I could go on. I really could; except my colleagues in ministry tell me Christmas Eve sermons should be short. But suffice it to say, we bring not the false peace or forced peace of the dominant culture. We bring God’s peace in so many ways. You may think these things are small. You may laugh at mentioning them in the same breath as war and global poverty. You would be wrong. They are not small. Certainly none smaller than the baby born in the middle of a strong Empire keeping peace through force.

Messiahs like Augustus exist today, and they tell us that in order to protect what we have, the greatest, most moral democracy on earth and the peace and security we enjoy, we are willing to do anything – including keeping this “peace” by force. Maybe President Obama was right in his speech in Oslo a couple of weeks ago. In accepting the Nobel Peace prize, he said that as a head of state, he couldn’t live by the example of people like King and Ghandi alone. No head of state, he argued, can reject the use of violence completely, because they are sworn to protect and defend their country. He might be right. That’s why the Messiah didn’t come as a head of state. The Messiah was born a child of poor peasants who had been denied humane shelter and who were being counted by the authorities in order to tax the heck out of them.

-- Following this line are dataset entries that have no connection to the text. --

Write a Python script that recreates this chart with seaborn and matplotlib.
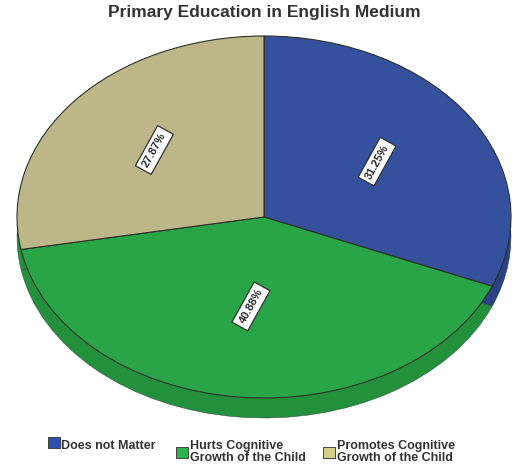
import matplotlib
matplotlib.use("Agg")
import matplotlib.pyplot as plt
from matplotlib.patches import Patch
import seaborn as sns

title = "Primary Education in English Medium"
categories = ["Does not Matter", "Hurts Cognitive\nGrowth of the Child", "Promotes Cognitive\nGrowth of the Child"]
percent = [31.25, 40.88, 27.87]
top_colors = ["#35509C", "#29A446", "#BDB688"]
side_colors = ["#2A4285", "#23903C", "#23903C"]
legend_colors = ["#2F50B0", "#2DB34B", "#D6CF86"]
label_shift = [1.02, 0.92, 1.07]

sns.set_theme(style="white")
plt.rcParams["font.family"] = ["Liberation Sans", "DejaVu Sans"]
sns.set_palette(top_colors)

W, H = 531, 469
fig = plt.figure(figsize=(W / 100, H / 100), dpi=100, facecolor="white")

left, right, top, bottom, depth = 17, 511, 36, 398, 20
ry = (bottom - top) / 2
d = depth / ry
ax = fig.add_axes([left / W, 1 - (bottom + depth) / H, (right - left) / W, (bottom + depth - top) / H])

ax.pie(percent, startangle=90, counterclock=False, colors=side_colors, center=(0, -d), radius=1,
       wedgeprops=dict(edgecolor="#2a3a40", linewidth=0.3))
wedges, _, autotexts = ax.pie(percent, startangle=90, counterclock=False, colors=sns.color_palette(),
                              center=(0, 0), radius=1, autopct="%.2f%%", pctdistance=0.54,
                              wedgeprops=dict(edgecolor="#2b3327", linewidth=0.8))
for t, k in zip(autotexts, label_shift):
    x, y = t.get_position()
    t.set_position((x * k, y * k))
    t.set(rotation=61, rotation_mode="anchor", ha="center", va="center", fontsize=8.0, fontweight="bold", color="#2a2a2a")
    t.set_bbox(dict(boxstyle="square,pad=0.36", facecolor="white", edgecolor="#333333", linewidth=0.9))

ax.set_aspect("auto")
ax.set_xlim(-1, 1)
ax.set_ylim(-1 - d, 1)
ax.axis("off")

fig.text(264 / W, 1 - 12 / H, title, ha="center", va="center", fontsize=12.5, color="#333333",
         fontweight="bold")

handles = [Patch(facecolor=c, edgecolor="#444444", linewidth=0.7) for c in legend_colors]
leg = fig.legend(handles, categories, loc="center", bbox_to_anchor=(253 / W, 1 - 452 / H), ncol=3, frameon=False,
                 prop=dict(size=9.0, weight="bold"), handlelength=0.95, handleheight=0.95, handletextpad=0.2,
                 columnspacing=1.3, labelspacing=0, borderpad=0, borderaxespad=0)
for t in leg.get_texts():
    t.set_linespacing(0.95)
    t.set_color("#333333")

# the single-line entry sits higher and further left than the two-line ones
first_text, first_handle = leg.get_texts()[0], leg.legend_handles[0]
first_text.set_position((first_text.get_position()[0] - 4, first_text.get_position()[1] + 8))
first_handle.set_x(first_handle.get_x() - 2)
first_handle.set_y(first_handle.get_y() + 7)

fig.savefig("out.png", dpi=100, facecolor="white")
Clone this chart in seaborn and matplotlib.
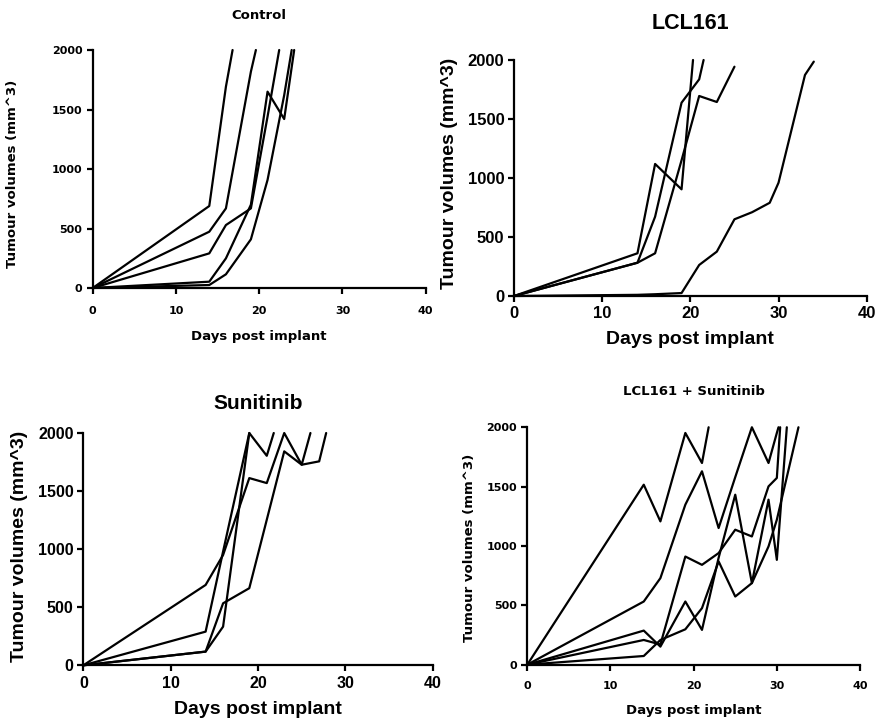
import matplotlib
matplotlib.use("Agg")
import matplotlib.pyplot as plt
import seaborn as sns
import pandas as pd

# ---------------- data ----------------
XTICKS = [0, 10, 20, 30, 40]
YTICKS = [0, 500, 1000, 1500, 2000]

TITLES = ["Control", "LCL161", "Sunitinib", "LCL161 + Sunitinib"]
XLABEL = "Days post implant"
YLABEL = "Tumour volumes (mm^3)"

CONTROL_DAYS = [
    [0, 14, 16, 16.8],
    [0, 14, 16, 19, 19.6],
    [0, 14, 16, 19, 21, 22.4],
    [0, 14, 16, 19, 21, 23, 24.2],
    [0, 14, 16, 19, 21, 23, 23.9],
]
CONTROL_VOLS = [
    [0, 689, 1692, 2000],
    [0, 473, 669, 1818, 2000],
    [0, 291, 529, 669, 1440, 2000],
    [0, 53, 249, 700, 1650, 1420, 2000],
    [0, 25, 115, 409, 908, 1620, 2000],
]

LCL_DAYS = [
    [0, 14, 16, 19, 20.3],
    [0, 14, 16, 19, 21, 21.5],
    [0, 14, 16, 19, 21, 23, 25],
    [0, 14, 16, 19, 21, 23, 25, 27, 29, 30, 33, 34],
]
LCL_VOLS = [
    [0, 362, 1119, 904, 2000],
    [0, 282, 672, 1638, 1836, 2000],
    [0, 282, 362, 1150, 1695, 1644, 1943],
    [0, 10, 15, 25, 263, 376, 650, 710, 790, 960, 1873, 1986],
]

SUN_DAYS = [
    [0, 14, 16, 19, 21, 23, 25, 26],
    [0, 14, 16, 19],
    [0, 14, 16, 19, 21, 21.8],
    [0, 14, 16, 19, 21, 23, 25, 27, 27.8],
]
SUN_VOLS = [
    [0, 692, 950, 1612, 1569, 2000, 1727, 2000],
    [0, 290, 980, 2000],
    [0, 118, 333, 2000, 1804, 2000],
    [0, 118, 534, 664, 1253, 1842, 1727, 1756, 2000],
]

COMBO_DAYS = [
    [0, 14, 16, 19, 21, 21.8],
    [0, 14, 16, 19, 21, 23, 25, 27, 29, 30, 30.2],
    [0, 14, 16, 19, 21, 23, 25, 27, 29, 30, 30.4],
    [0, 14, 16, 19, 21, 23, 25, 27, 29, 30, 31.2],
    [0, 14, 16, 19, 21, 23, 25, 27, 29, 30, 32.6],
]
COMBO_VOLS = [
    [0, 1516, 1207, 1952, 1699, 2000],
    [0, 532, 729, 1348, 1629, 1151, 1580, 2000, 1699, 1952, 2000],
    [0, 208, 170, 911, 841, 940, 1137, 1080, 1502, 1573, 2000],
    [0, 287, 152, 532, 293, 900, 1432, 687, 1390, 883, 2000],
    [0, 73, 208, 298, 476, 870, 574, 687, 996, 1221, 2000],
]

# ---------------- style ----------------
sns.set_theme(style="ticks")
plt.rcParams.update({
    "font.family": ["Liberation Sans", "DejaVu Sans"],
    "text.color": "black",
    "axes.labelcolor": "black",
    "axes.edgecolor": "black",
    "xtick.color": "black",
    "ytick.color": "black",
})

fig = plt.figure(figsize=(8.79, 7.28), dpi=100)

panels = [
    dict(days=CONTROL_DAYS, vols=CONTROL_VOLS, title=TITLES[0],
         rect=[0.1055, 0.6044, 0.3788, 0.3269], fam="DejaVu Sans",
         tick_fs=8, lab_fs=9.5, title_fs=9.5, xpad=8.5, ypad=3,
         title_y=1.143, xlab_y=-0.202, ylab_x=-0.242, ylab_y=0.48),
    dict(days=LCL_DAYS, vols=LCL_VOLS, title=TITLES[1],
         rect=[0.5848, 0.5934, 0.4012, 0.3242], fam="Liberation Sans",
         tick_fs=12, lab_fs=14, title_fs=15.5, xpad=3, ypad=2.5,
         title_y=1.153, xlab_y=-0.186, ylab_x=-0.184, ylab_y=0.52),
    dict(days=SUN_DAYS, vols=SUN_VOLS, title=TITLES[2],
         rect=[0.0948, 0.0861, 0.3975, 0.3191], fam="Liberation Sans",
         tick_fs=11.5, lab_fs=14, title_fs=15, xpad=3.5, ypad=2.5,
         title_y=1.125, xlab_y=-0.192, ylab_x=-0.184, ylab_y=0.51),
    dict(days=COMBO_DAYS, vols=COMBO_VOLS, title=TITLES[3],
         rect=[0.5999, 0.0870, 0.3785, 0.3261], fam="DejaVu Sans",
         tick_fs=8, lab_fs=9.5, title_fs=9.5, xpad=7.5, ypad=3,
         title_y=1.149, xlab_y=-0.195, ylab_x=-0.175, ylab_y=0.49),
]

for p in panels:
    ax = fig.add_axes(p["rect"])
    rows = []
    for m, (dd, vv) in enumerate(zip(p["days"], p["vols"])):
        for d, v in zip(dd, vv):
            rows.append({"mouse": m, "day": d, "volume": v})
    df = pd.DataFrame(rows)
    sns.lineplot(data=df, x="day", y="volume", units="mouse", estimator=None,
                 sort=False, color="black", linewidth=1.6, ax=ax,
                 legend=False, clip_on=False)
    ax.set_xlim(0, 40)
    ax.set_ylim(0, 2000)
    ax.set_xticks(XTICKS)
    ax.set_yticks(YTICKS)
    sns.despine(ax=ax)
    for s in ("left", "bottom"):
        ax.spines[s].set_linewidth(1.6)
    ax.tick_params(direction="out", length=4.5, width=1.6,
                   labelsize=p["tick_fs"])
    ax.tick_params(axis="x", pad=p["xpad"])
    ax.tick_params(axis="y", pad=p["ypad"])
    for lab in ax.get_xticklabels() + ax.get_yticklabels():
        lab.set_fontweight("bold")
        lab.set_family(p["fam"])
    ax.set_xlabel(XLABEL, fontsize=p["lab_fs"], fontweight="bold",
                  family=p["fam"])
    ax.set_ylabel(YLABEL, fontsize=p["lab_fs"], fontweight="bold",
                  family=p["fam"])
    ax.xaxis.set_label_coords(0.5, p["xlab_y"])
    ax.xaxis.label.set_verticalalignment("center")
    ax.yaxis.set_label_coords(p["ylab_x"], p["ylab_y"])
    ax.yaxis.label.set_verticalalignment("center")
    ax.set_title(p["title"], fontsize=p["title_fs"], fontweight="bold",
                 family=p["fam"], y=p["title_y"], va="center", pad=0)

fig.savefig("out.png", dpi=100)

The Octavians of our day are making decrees as well. We’re told what is necessary to gain and maintain the peace, but is it the peace of God? As Christians, we have to choose. Do we really believe Jesus is the Messiah – the one who will lead us to God’s peace? Or do we look to the state for our security, prosperity, peace, salvation?

Jesus did not fall prey to the ideology that God’s Realm could only come if the enemy was destroyed. Instead peace, true peace, was born right in the middle of enemy territory offering a different way; the way of peace on earth – true peace for all. I can tell you the same thing is happening here, right in the middle of two wars and staggering global poverty. We here, as individuals and the church, are offering a different way.

Tonight we remember that when God’s peace is placed in the middle of the false and forced peace of the world, it is the beginning of salvation, of possibilities, of peace on earth for all who God favors. And we know the secret – God favors everyone. May that peace be born anew tonight – in our hearts and in our world. Amen.